Adding to the lists of countries around the world with drought and water problems.

Perhaps we should ask – who doesn’t?

Iran faced with deadly water crisis
According to official figures the reservoirs of Iran are only forty percent complete. And nine cities which include the capital of Iran, Tehran are threatened with water restrictions after an unusually dry winter.


25 March, 2015



Many of the major water bodies located near the regions including the Zayanderud Lake and Orumiyeh Lake have dried up. Just to let you imagine how troubling that is the size of Lake Orumiyeh is close to one hundred and forty five kilometers in length and forty eight kilometers wide, and it is the salt lake closest to Iran’s northwest border with Turkey, now imagine this huge area that was filled to the brim with water now almost empty.

Even the city of Isfahan (which is one of the most beautiful places in Iran with its wonderful palaces, Bridges, mosques and boulevards) through which runs the Zayanderud River has become dry as a husk.

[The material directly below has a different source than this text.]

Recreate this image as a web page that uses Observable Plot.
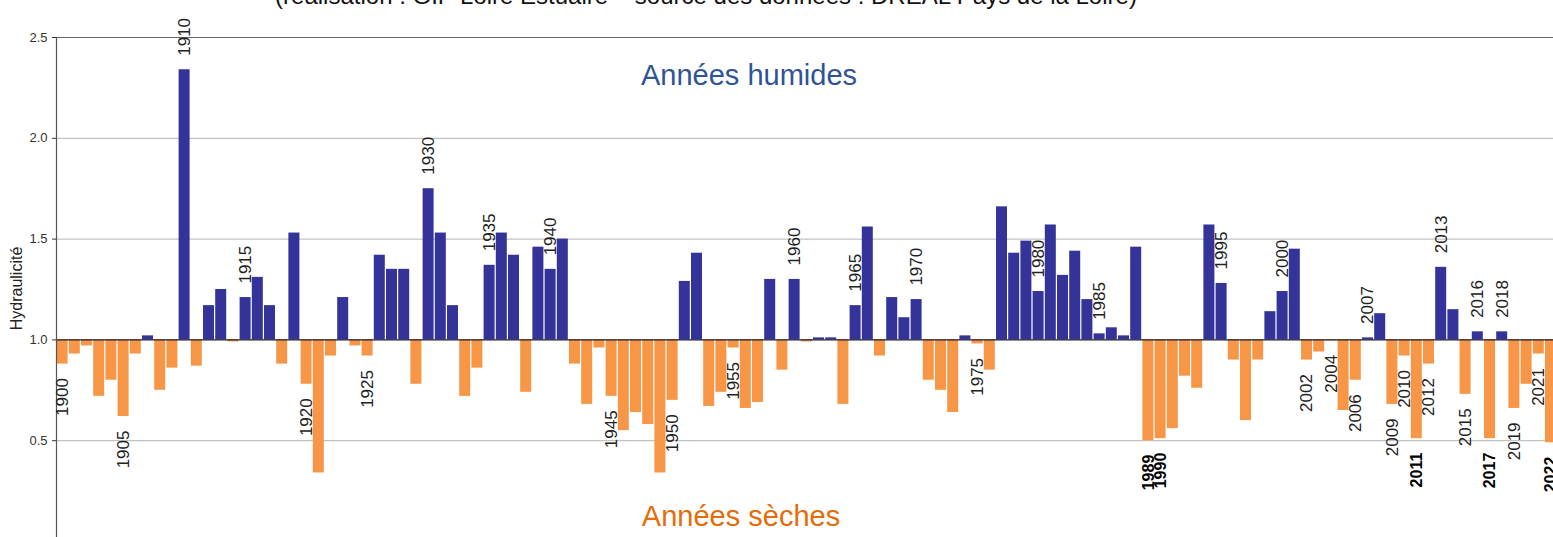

The disappearance of this water is mostly due to mismanagement and overuse rather than a drought, it is stored at Zayandeh Roud dam and

diverted through the dam for domestic and industrial consumption leaving the city’s eleven river bridges standing as a symbol of what is missing.

The sheer damage caused by this self-inflicted drought has been immense, analysts say that tens of thousands of hectares of farmland have been turned into a desert. More than five hundred trees have died over the past four years and the land has subsided as a result of draining groundwater supplies, in some areas as much as by one meter, laying waste to the cities historical sites.

Some officials from the regime have admitted that mismanagement has been the main issue rather than the drought, saying “mismanagement has been far more damaging than the drought” was Aliahmad Keikha the deputy head of the state run department for environment. He also mentioned that “we could cope with the drought if there was a more efficient management.”

Isfahan’s dilemma is just one of the many areas affected by the water crisis in Iran. It is also a matter of emergency in Sistan-Baluchistan where a Sunni minority is living in towns and villages that border Pakistan and Afghanistan. Only fifteen years ago Hamoun was the seventh largest wetland in the planet, with 4000 kilometers involving Iran and Afghanistan with water rolling in from the latter’s Helmand river.

To shed light on how big an issue this may become in the near future a statement from Issa Kalantari a former agriculture minister in the 1990s said last year “Iran with its seven thousand years of history will not be livable in twenty years’ time if the rapid and exponential destruction of groundwater resources continues.” He also added that this issue poses a bigger threat to Iran rather than its nuclear crisis.


As everyone knows water is an essential necessity for sustaining life in any environment, and the drought in Iran will not only affect its citizens but also its environment as a whole including the wildlife and forests.